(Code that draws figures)
------------------------------------
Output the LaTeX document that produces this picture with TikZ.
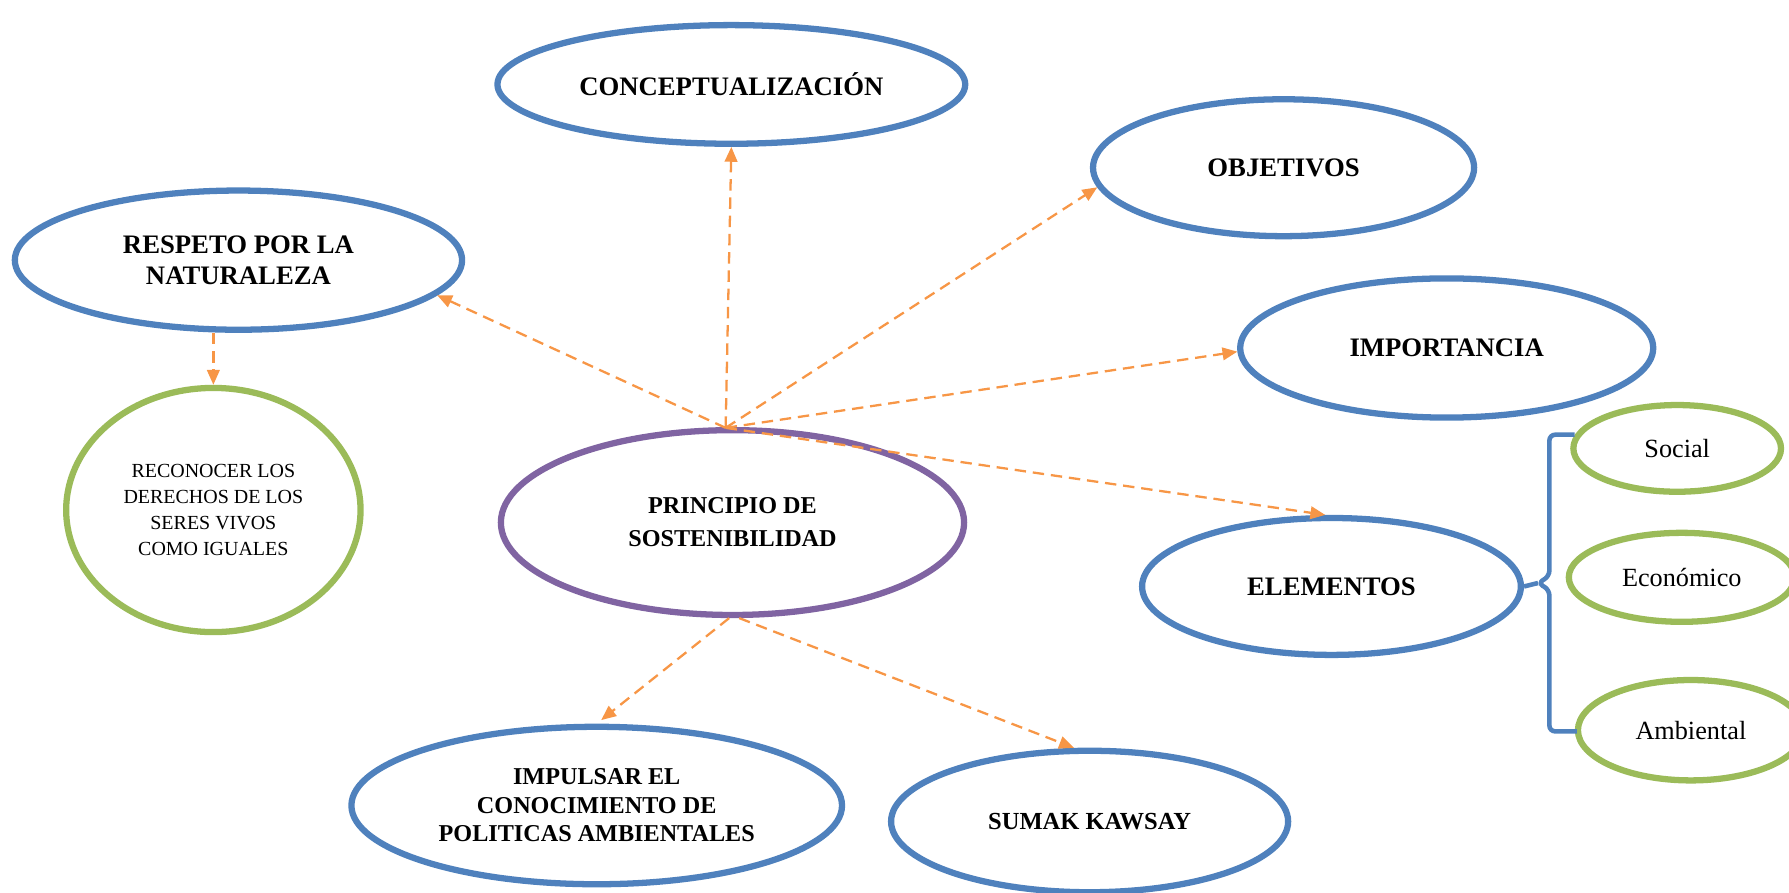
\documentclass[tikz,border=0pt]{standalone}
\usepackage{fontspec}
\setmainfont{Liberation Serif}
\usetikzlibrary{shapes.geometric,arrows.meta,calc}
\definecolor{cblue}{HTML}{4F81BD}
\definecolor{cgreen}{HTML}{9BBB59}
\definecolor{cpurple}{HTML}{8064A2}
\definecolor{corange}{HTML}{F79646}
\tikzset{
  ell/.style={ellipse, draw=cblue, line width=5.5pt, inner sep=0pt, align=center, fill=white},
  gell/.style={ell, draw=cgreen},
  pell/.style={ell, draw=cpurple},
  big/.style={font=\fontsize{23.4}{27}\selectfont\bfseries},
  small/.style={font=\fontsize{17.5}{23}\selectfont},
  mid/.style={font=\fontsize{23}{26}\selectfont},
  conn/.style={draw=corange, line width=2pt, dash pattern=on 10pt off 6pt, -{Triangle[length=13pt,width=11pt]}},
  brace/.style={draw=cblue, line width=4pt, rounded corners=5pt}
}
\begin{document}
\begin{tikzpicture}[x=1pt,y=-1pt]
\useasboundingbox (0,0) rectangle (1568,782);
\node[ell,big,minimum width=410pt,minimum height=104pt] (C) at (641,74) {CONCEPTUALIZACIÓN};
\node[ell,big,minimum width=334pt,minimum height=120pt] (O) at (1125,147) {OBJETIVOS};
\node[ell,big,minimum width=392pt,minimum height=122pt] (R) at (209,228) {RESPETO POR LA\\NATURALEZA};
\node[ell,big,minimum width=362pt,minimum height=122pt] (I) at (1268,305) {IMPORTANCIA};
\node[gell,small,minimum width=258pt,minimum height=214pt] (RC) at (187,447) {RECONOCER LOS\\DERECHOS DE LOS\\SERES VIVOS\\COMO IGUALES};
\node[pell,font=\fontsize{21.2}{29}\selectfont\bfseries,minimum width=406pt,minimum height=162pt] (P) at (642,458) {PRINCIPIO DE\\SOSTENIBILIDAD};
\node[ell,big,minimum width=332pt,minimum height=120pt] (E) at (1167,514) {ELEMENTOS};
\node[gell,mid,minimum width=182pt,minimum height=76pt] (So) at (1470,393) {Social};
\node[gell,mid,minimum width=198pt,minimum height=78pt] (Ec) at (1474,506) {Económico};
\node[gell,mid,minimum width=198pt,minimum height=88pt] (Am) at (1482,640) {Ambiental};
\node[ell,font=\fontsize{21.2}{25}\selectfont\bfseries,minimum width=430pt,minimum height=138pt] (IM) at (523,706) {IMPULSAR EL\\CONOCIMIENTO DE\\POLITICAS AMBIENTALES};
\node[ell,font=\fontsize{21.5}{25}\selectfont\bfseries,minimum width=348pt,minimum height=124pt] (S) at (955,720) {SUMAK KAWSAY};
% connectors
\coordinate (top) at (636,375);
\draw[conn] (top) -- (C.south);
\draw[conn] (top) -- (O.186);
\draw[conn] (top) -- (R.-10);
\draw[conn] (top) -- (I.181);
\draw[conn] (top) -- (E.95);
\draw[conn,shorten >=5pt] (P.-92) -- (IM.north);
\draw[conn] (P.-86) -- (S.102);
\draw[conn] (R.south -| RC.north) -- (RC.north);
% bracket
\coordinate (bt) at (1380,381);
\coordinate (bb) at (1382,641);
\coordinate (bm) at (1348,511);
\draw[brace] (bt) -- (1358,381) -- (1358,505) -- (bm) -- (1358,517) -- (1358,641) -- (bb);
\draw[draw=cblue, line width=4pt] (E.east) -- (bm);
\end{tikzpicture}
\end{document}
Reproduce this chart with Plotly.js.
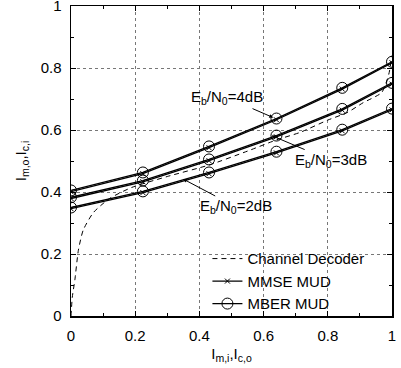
------------------------------------
WORK INSTRUCTIONS => Copy out all lines where the word "this" appears.

SOLVED EXERCISE =>
Output the LaTeX document that produces this picture with TikZ.
Reproduce this chart with Plotly.js.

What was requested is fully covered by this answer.